A major part of this winter’s work centres on safety, with the installation of the first fours fire-resistant partitions. These structures mark the beginning of the compartmentalisation of the North Area, creating safer zones, shorter evacuation paths and barriers that prevent smoke from travelling through tunnels, galleries and the tall shafts that connect the underground to the surface. Their purpose is simple: to give people time and space to evacuate, and to give firefighters a more controlled environment in which to intervene if it ever becomes necessary. The new fire doors, aspirating detection pipes and alarm speakers being installed across the complex complement this effort. Throughout the winter, tests and commissioning will verify that the new systems behave as intended, forming the backbone of a modernised safety architecture.

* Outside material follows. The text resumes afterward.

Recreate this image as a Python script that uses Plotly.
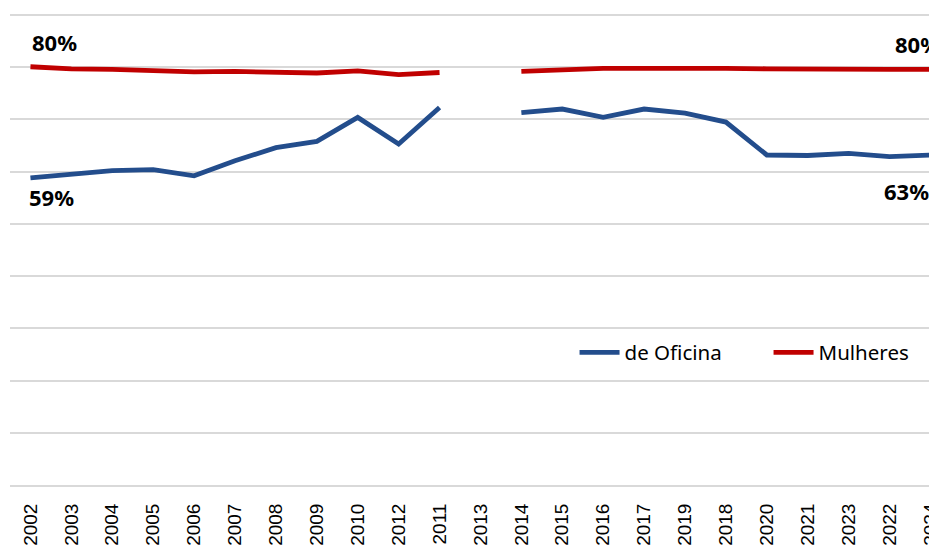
import plotly.graph_objects as go

anos = ['2002', '2003', '2004', '2005', '2006', '2007', '2008', '2009', '2010', '2012',
        '2011', '2013', '2014', '2015', '2016', '2017', '2019', '2018', '2020', '2021',
        '2023', '2022', '2024']

de_oficina = [0.588, 0.594, 0.602, 0.604, 0.592, 0.621, 0.646, 0.658, 0.704, 0.653,
              0.723, None, 0.713, 0.720, 0.704, 0.720, 0.712, 0.695, 0.632, 0.631,
              0.635, 0.629, 0.632]

mulheres = [0.801, 0.797, 0.796, 0.793, 0.791, 0.792, 0.791, 0.789, 0.793, 0.786,
            0.790, None, 0.792, 0.796, 0.798, 0.798, 0.799, 0.798, 0.797, 0.796,
            0.797, 0.796, 0.796]

# rótulos só no primeiro e no último ano: (ano, valor, texto, deslocamento x, deslocamento y)
rotulos = [('2002', 0.801, '80%', 24, 25), ('2002', 0.588, '59%', 21, -19),
           ('2024', 0.796, '80%', -13, 25), ('2024', 0.632, '63%', -24, -36)]

azul = '#234D8C'
vermelho = '#C00000'

fig = go.Figure()
fig.add_trace(go.Scatter(x=anos, y=de_oficina, name='de Oficina', mode='lines',
                         line=dict(color=azul, width=4.8), connectgaps=False))
fig.add_trace(go.Scatter(x=anos, y=mulheres, name='Mulheres', mode='lines',
                         line=dict(color=vermelho, width=4.8), connectgaps=False))

for ano, valor, texto, dx, dy in rotulos:
    # eixo categórico: usar o índice, senão '2002' vira número
    fig.add_annotation(x=anos.index(ano), y=valor, text='<b>' + texto + '</b>',
                       showarrow=False, xshift=dx, yshift=dy,
                       font=dict(family='Noto Sans', size=22, color='#000000'))

# a página tem 8px de margem no corpo, por isso a figura é 8px menor
fig.update_layout(
    width=929, height=542,
    margin=dict(l=2, r=0, t=6, b=65, autoexpand=False),
    plot_bgcolor='white', paper_bgcolor='white',
    showlegend=True,
    legend=dict(orientation='h', x=0.609, y=0.281, xanchor='left', yanchor='middle',
                font=dict(family='Noto Sans', size=20.5, color='#000000'),
                bgcolor='rgba(0,0,0,0)', itemwidth=40, entrywidth=139),
    xaxis=dict(type='category', categoryorder='array', categoryarray=anos,
               range=[-0.5, 22.16], tickangle=-90, showgrid=False, automargin=False,
               showline=True, linecolor='#D9D9D9', linewidth=2,
               ticks='', ticklabelstandoff=9,
               tickfont=dict(family='Liberation Sans', size=19, color='#000000')),
    yaxis=dict(range=[0, 0.902], dtick=0.1, showticklabels=False, showgrid=True,
               gridcolor='#D9D9D9', gridwidth=2, zeroline=False, automargin=False),
)

fig.write_html("out.html")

In TCC2, the heart of the North Area where the beam from the SPS hits the production targets to fuel the North Area’s secondary beamlines serving many test-beam users and experiments, work advances on a slow-extraction test bench, where the new BDF prototype target will be integrated on a plug-in table for the future SHiP experiment. The upgrade includes the replacement of the upstream beam monitor, the removal of the current water-cooling skid and the installation of a new pressurised-helium skid. Additional pipework, electronic racks and a temporary heat exchanger will be installed, and modifications to the TCC2 door will allow correct routing. These interventions are essential steps for the next phase of the BDF programme and can only be performed during a full shutdown. Another important strand of the YETS works is the rack parallelisation in BA80, which prepares the building for the consolidation phase planned for LS3. A new Starpoint will be created during this winter stop, replacing an older system and giving the building a more resilient digital and electrical backbone. This includes installing a new equipment rack, upgrading the power connections so critical systems can continue running even during electrical interruptions, and laying new fibre links to CERN’s computing network. Two network switches will complete the setup: one for standard IT services and one dedicated to machine protection, controls and safety.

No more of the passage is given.